For slides to work properly, local presenters must also join the Zoom meeting, but without audio. They can then share their slides in the Zoom meeting. Computer A will pick them up and display them on the main screen. Computer B will suppress the full-screen slides and display Zoom tiles on the second screen instead. In the case of remote presenters, they will still be in Zoom, but this time with audio. They also share their slides, which are still displayed on the main screen. As their camera signal is streamed independently of the slides, the second screen uses the ‘follow speaker’ setting, which means that both the presenter and their slides are displayed on large screens for the local audience. Remote participants can manage the incoming signals themselves to make the best use of their available screen space. If presentations include audio, it is important that presenters also share their audio (which can be done without joining the audio). Since Computer A is connected to the room speakers, this audio is played along with the presentation. With this setup, moving to the next speaker is as simple as starting a new screen share, which shouldn’t take any longer than connecting another laptop. Mixed presentations with local and remote presenters also work well and don’t result in long pauses. Local presenters can choose to turn on their laptop’s camera for an additional perspective, or not. For remote presentations, the signal from camera B is streamed from the video switcher, allowing remote presenters to see the local audience.

Tracks and Rooms

We recommend using a single Zoom meeting for the entire conference. Breakout rooms can be used to create parallel tracks, which people should be able to join and leave independently at any time. It is helpful to use consistent names for both local rooms and virtual breakout rooms to minimise potential confusion about where to find a particular presentation.It is helpful to have a tablet or computer in the main Zoom meeting room at all times to act as the meeting host. This host will give co-host privileges to the two computers in each track, and should be located at the registration desk or in some other place where the organisers have constant access. From here it is possible to inform everyone about the end of breaks and the start of the next sessions, and to direct remote participants to the correct breakout room. For this purpose, it may be helpful to screenshare an overview of the current sessions with room numbers.

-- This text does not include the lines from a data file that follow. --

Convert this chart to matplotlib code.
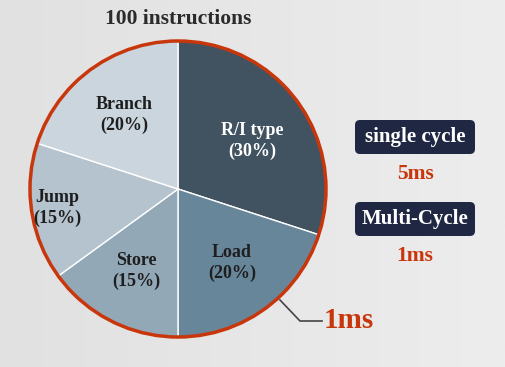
import numpy as np
import matplotlib.pyplot as plt
from matplotlib.patches import FancyBboxPatch, Circle
from matplotlib.colors import LinearSegmentedColormap

labels = ["R/I type", "Load", "Store", "Jump", "Branch"]
shares = [30, 20, 15, 15, 20]
colors = ["#415361", "#68869a", "#93a8b7", "#b4c3ce", "#cad5de"]
title = "100 instructions"
modes = ["single cycle", "Multi-Cycle"]
mode_times = ["5ms", "1ms"]
callout = "1ms"

plt.rcParams['font.family'] = ['Liberation Serif', 'DejaVu Serif']
red = "#c8360c"
navy = "#1f2742"

fig = plt.figure(figsize=(5.05, 3.67), dpi=100)
ax = fig.add_axes([0, 0, 1, 1])

cx, cy, r = 178, 178, 148
wedges, texts = ax.pie(shares, colors=colors, startangle=90, counterclock=False,
                       center=(cx, cy), radius=r, labeldistance=0.62,
                       labels=[f"{l}\n({s}%)" for l, s in zip(labels, shares)],
                       wedgeprops=dict(edgecolor='white', linewidth=1),
                       textprops=dict(fontsize=13, fontweight='bold', ha='center', va='center',
                                      linespacing=1.3))
for w in wedges:
    w.set_zorder(2)
for t, c in zip(texts, colors):
    t.set_zorder(4)
    t.set_color('white' if c == colors[0] else '#1e1e1e')
    t.set_horizontalalignment('center')
# Jump label sits further out, R/I label a bit lower
jx, jy = texts[3].get_position()
texts[3].set_position((cx + (jx - cx) * 1.33, cy + (jy - cy) * 1.33))
rx, ry = texts[0].get_position()
texts[0].set_position((rx, ry - 6))

ax.axis('off')

# soft gray background
grad = np.linspace(0, 1, 256).reshape(1, -1)
ax.imshow(grad, extent=[0, 505, 0, 367],
          cmap=LinearSegmentedColormap.from_list('bg', ["#e1e1e1", "#ededed"]),
          aspect='auto', zorder=0)

ax.add_patch(Circle((cx, cy), r, fill=False, edgecolor=red, linewidth=2.5, zorder=3))

ax.text(cx, 348, title, fontsize=15.5, fontweight='bold', color='#2b2b2b',
        ha='center', va='center')

# leader line to the callout
ax.plot([280, 300, 322], [67, 46, 46], color='#444444', lw=1.2, zorder=3)
ax.text(324, 46, callout, fontsize=21, fontweight='bold', color=red, ha='left', va='center')

for i, (m, t) in enumerate(zip(modes, mode_times)):
    yc = 230 - i * 82
    ax.add_patch(FancyBboxPatch((355, yc - 17), 120, 34, boxstyle="round,pad=0,rounding_size=5",
                                facecolor=navy, edgecolor='none', zorder=3))
    ax.text(415, yc, m, fontsize=15, fontweight='bold', color='white',
            ha='center', va='center', zorder=4)
    ax.text(415, yc - 37, t, fontsize=15.5, fontweight='bold', color=red,
            ha='center', va='center', zorder=4)

ax.set_xlim(0, 505)
ax.set_ylim(0, 367)
ax.set_aspect('equal')
fig.savefig("out.png", dpi=100)
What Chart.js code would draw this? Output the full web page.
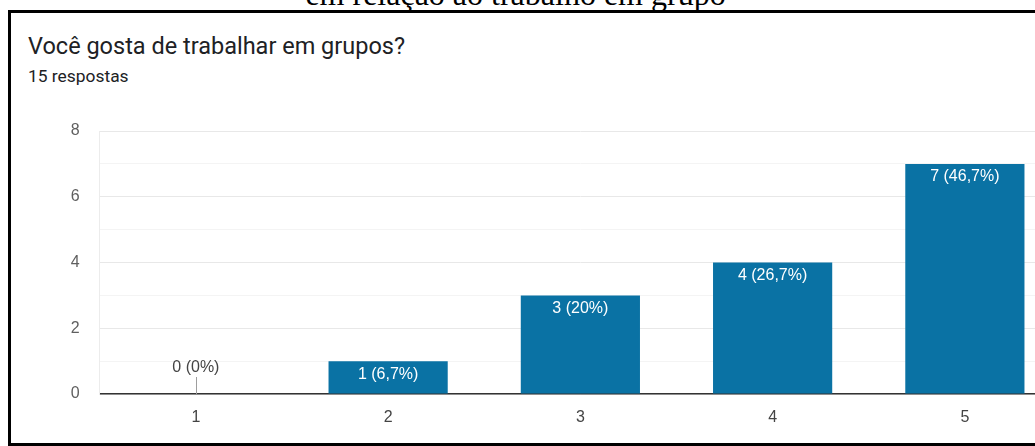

The setup described above generally worked quite well for us, and we received a lot of good feedback from both local and remote participants. Costs were surprisingly low: as we were able to borrow much of the AV equipment from the University of Paderborn’s Central IT and Media Services, we had costs of less than €500 per room/track. The more costly aspect is the number of assistants needed to operate the equipment. In addition to the session chair, two people are required to operate cameras and Zoom. It is advisable to have an additional assistant to take the extra microphone to questioners in the audience during discussions, but depending on the size of the room, this can be done by the moderator. Although the technology is surprisingly simple to operate, it does require a good deal of concentration, so it is advisable to work in several shifts throughout the day. The biggest challenge in running a hybrid conference with the setup described here is the number of assistants available. With almost forty wonderful assistants from the Musicological Seminar Detmold / Paderborn and other members of the Virtueller Forschungsverbund Edirom, running the joint MEC and TEI conference as a hybrid conference was a pleasant task that didn’t overburden anyone.